Medical science has confirmed what our conscience already knew and the Natural Law has long confirmed; the child in the womb is our neighbor. These children are our first neighbors in the first home of the whole human race, their mothers' womb. It is always wrong to kill our neighbors. Our 3D and 4D sonogram technology has made it possible to take baby´s first picture and send it as a birth announcement or place it on a Face Book or My Space page or send it through our Social Networks.
We rightly marvel at the image of those little babies at the early stages of what is a lifetime of development for every human being. However, we then use that same technology to direct the weapons of warfare which will dismember them in the womb and kill them. We do not want to see those pictures.
With the introduction of "baby's first picture" we watch these children smile, play, feel pain and grow.
These 3 and 4d images are becoming more and more prevalent throughout the social media. They are regularly showing up on television commercials. We surgically operate on these first neighbors in the womb. We then put them back in their home and allow them to continue to grow so they can be healthier upon their birth. We know they are members of our human family.
The child in the womb is our neighbor – and we all know it. The Orwellian Newspeak of "Choice" is growing stale and tired. The wind is out of its sails. Some choices are always and everywhere wrong, and the taking of innocent human life in at the top of the list. All of these medical and scientific advances have "humanized" the child to an increasing number of people who once bought the lie of those who promoted abortion as a "choice". Whether a child is "wanted" has become the sole criterion for whether he or she has a right to life.
In his Gettysburg address, President Lincoln spoke of an “unfinished work” of freedom.

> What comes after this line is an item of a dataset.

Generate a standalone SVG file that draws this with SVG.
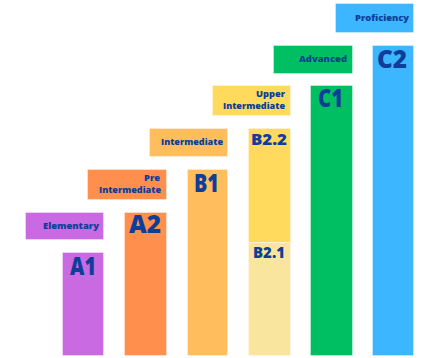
<svg xmlns="http://www.w3.org/2000/svg" width="439" height="358" viewBox="0 0 439 358">
<style>
text{font-family:"Open Sans","Liberation Sans",sans-serif;font-weight:800;fill:#0e3d9a;text-anchor:end}
.s{font-size:9.5px}
.b{font-size:24px}
.m{font-size:15px}
rect{stroke:#ffffff;stroke-opacity:0.35;stroke-width:1}
.pu{fill:#c96ae2}.or{fill:#ff8f4d}.ye{fill:#ffbd5e}.yl{fill:#ffda5c}.lt{fill:#fae59e}.gr{fill:#00bf63}.bl{fill:#3bb6ff}
</style>
<rect width="439" height="358" fill="#ffffff" stroke="none"/>
<g id="elementary"><rect class="pu" x="25.5" y="212.5" width="78" height="27"/><text class="s" x="99" y="229" textLength="56" lengthAdjust="spacingAndGlyphs">Elementary</text></g>
<g id="a1"><rect class="pu" x="62.5" y="252.5" width="41" height="103"/><text class="b" x="96" y="275" textLength="26" lengthAdjust="spacingAndGlyphs">A1</text></g>
<g id="pre-intermediate"><rect class="or" x="87.5" y="169.5" width="79" height="30"/><text class="s" x="160" y="181" textLength="16" lengthAdjust="spacingAndGlyphs">Pre</text><text class="s" x="161" y="193" textLength="62" lengthAdjust="spacingAndGlyphs">Intermediate</text></g>
<g id="a2"><rect class="or" x="124.5" y="212.5" width="42" height="143"/><text class="b" x="161" y="233" textLength="32" lengthAdjust="spacingAndGlyphs">A2</text></g>
<g id="intermediate"><rect class="ye" x="149.5" y="128.5" width="78" height="28"/><text class="s" x="223" y="145" textLength="62" lengthAdjust="spacingAndGlyphs">Intermediate</text></g>
<g id="b1"><rect class="ye" x="187.5" y="169.5" width="40" height="186"/><text class="b" x="219" y="192" textLength="25" lengthAdjust="spacingAndGlyphs">B1</text></g>
<g id="upper-intermediate"><rect class="yl" x="212.5" y="85.5" width="78" height="30"/><text class="s" x="285" y="97" textLength="29" lengthAdjust="spacingAndGlyphs">Upper</text><text class="s" x="285" y="109" textLength="62" lengthAdjust="spacingAndGlyphs">Intermediate</text></g>
<g id="b2"><rect class="yl" x="248.5" y="128.5" width="42" height="114"/><rect class="lt" x="248.5" y="242.5" width="42" height="113"/><text class="m" x="287" y="145" textLength="36" lengthAdjust="spacingAndGlyphs">B2.2</text><text class="m" x="285" y="258" textLength="32" lengthAdjust="spacingAndGlyphs">B2.1</text></g>
<g id="advanced"><rect class="gr" x="273.5" y="45.5" width="79" height="28"/><text class="s" x="347" y="62" textLength="48" lengthAdjust="spacingAndGlyphs">Advanced</text></g>
<g id="c1"><rect class="gr" x="310.5" y="85.5" width="42" height="270"/><text class="b" x="343" y="107" textLength="25" lengthAdjust="spacingAndGlyphs">C1</text></g>
<g id="proficiency"><rect class="bl" x="335.5" y="3.5" width="78" height="29"/><text class="s" x="409" y="21" textLength="54" lengthAdjust="spacingAndGlyphs">Proficiency</text></g>
<g id="c2"><rect class="bl" x="372.5" y="45.5" width="41" height="310"/><text class="b" x="407" y="68" textLength="30" lengthAdjust="spacingAndGlyphs">C2</text></g>
<g id="connectors"/>
</svg>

Dr King in his profound 1963 “Letter from a Birmingham Jail” reminded us that “Injustice anywhere is a threat to justice everywhere.” He also told us that “Freedom is never voluntarily given by the oppressor; it must be demanded by the oppressed.” We must be the voice heard in 2013 demanding freedom for children in the womb. We must end the injustice of denying our first neighbors their fundamental human right to life.
This is why, after the crowds disperse from the Second Inaugural of President Barack Obama, hundreds of thousands will gather in Washington, DC to demand freedom for our first neighbors in the womb. Because their voice cannot be heard, we will give them our own voices. We will say to this President who spoke of freedom in his second inaugural that there is an “unfinished work” of freedom. Yes, we will pray that his eyes be opened to the truth. However, we will continue the march toward their ensuring the end of this new form of slavery and redouble our efforts on this, the fortieth anniversary of the infamy unleashed on our Nation by the United States Supreme Court decisions of Roe v Wade and Doe v Bolton.